— EXERCISE TASK —
Set down the data below from its first line to the line holding "import plotly.graph_objects as go", inclusive; omit all pictures.

— MATERIAL PROVIDED —

* START *

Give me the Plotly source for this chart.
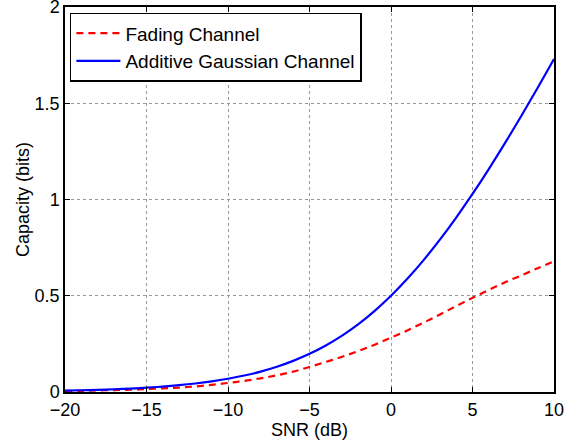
import plotly.graph_objects as go

snr_db = [-20, -19, -18, -17, -16, -15, -14, -13, -12, -11, -10, -9, -8, -7, -6, -5,
          -4, -3, -2, -1, 0, 1, 2, 3, 4, 5, 6, 7, 8, 9, 10]
awgn_capacity = [0.0072, 0.0090, 0.0113, 0.0143, 0.0179, 0.0224, 0.0281, 0.0352, 0.0441,
                 0.0551, 0.0688, 0.0855, 0.1061, 0.1312, 0.1617, 0.1982, 0.2418, 0.2930,
                 0.3528, 0.4217, 0.5000, 0.5878, 0.6851, 0.7913, 0.9061, 1.0287, 1.1582,
                 1.2939, 1.4349, 1.5804, 1.7297]
fading_capacity = [0.005, 0.006, 0.008, 0.010, 0.012, 0.015, 0.019, 0.023, 0.029, 0.037,
                   0.047, 0.058, 0.071, 0.087, 0.106, 0.130, 0.156, 0.183, 0.213, 0.246,
                   0.282, 0.320, 0.360, 0.403, 0.446, 0.489, 0.530, 0.570, 0.606, 0.643,
                   0.679]
x_ticks = [-20, -15, -10, -5, 0, 5, 10]
x_tick_labels = ["\u221220", "\u221215", "\u221210", "\u22125", "0", "5", "10"]
y_ticks = [0, 0.5, 1, 1.5, 2]
y_tick_labels = ["0", "0.5", "1", "1.5", "2"]

font = "Liberation Sans, Arial, Helvetica, sans-serif"

fig = go.Figure()
fig.add_trace(go.Scatter(x=snr_db, y=fading_capacity, mode="lines", name="Fading Channel",
                         line=dict(color="#ff0000", width=2.2, dash="7px,5px", shape="spline")))
fig.add_trace(go.Scatter(x=snr_db, y=awgn_capacity, mode="lines", name="Additive Gaussian Channel",
                         line=dict(color="#0000ff", width=2.2, shape="spline")))

axis_common = dict(showline=True, linecolor="black", linewidth=1.5, mirror="ticks",
                   ticks="inside", ticklen=5, tickcolor="black",
                   showgrid=True, gridcolor="#999999", griddash="dot", gridwidth=1,
                   zeroline=False, ticklabeloverflow="allow", automargin=False,
                   tickfont=dict(size=18, color="black", family=font))

fig.update_xaxes(range=[-20, 10], tickvals=x_ticks, ticktext=x_tick_labels,
                 ticklabelstandoff=1,
                 title=dict(text="SNR (dB)", font=dict(size=18, color="black", family=font), standoff=2),
                 **axis_common)
fig.update_yaxes(range=[0, 2], tickvals=y_ticks, ticktext=y_tick_labels,
                 title=dict(text="Capacity (bits)", font=dict(size=18, color="black", family=font), standoff=0),
                 **axis_common)

fig.update_layout(
    width=575, height=440,
    margin=dict(l=65, r=21, t=7, b=48),
    paper_bgcolor="white", plot_bgcolor="white",
    font=dict(family=font, color="black"),
    legend=dict(x=0.01, y=0.985, xanchor="left", yanchor="top",
                bgcolor="white", bordercolor="black", borderwidth=1.5,
                font=dict(size=19, color="black", family=font),
                tracegroupgap=0, itemwidth=44),
    showlegend=True,
)

fig.write_html("out.html")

* END *

— REPLY —
Give me the Plotly source for this chart.
import plotly.graph_objects as go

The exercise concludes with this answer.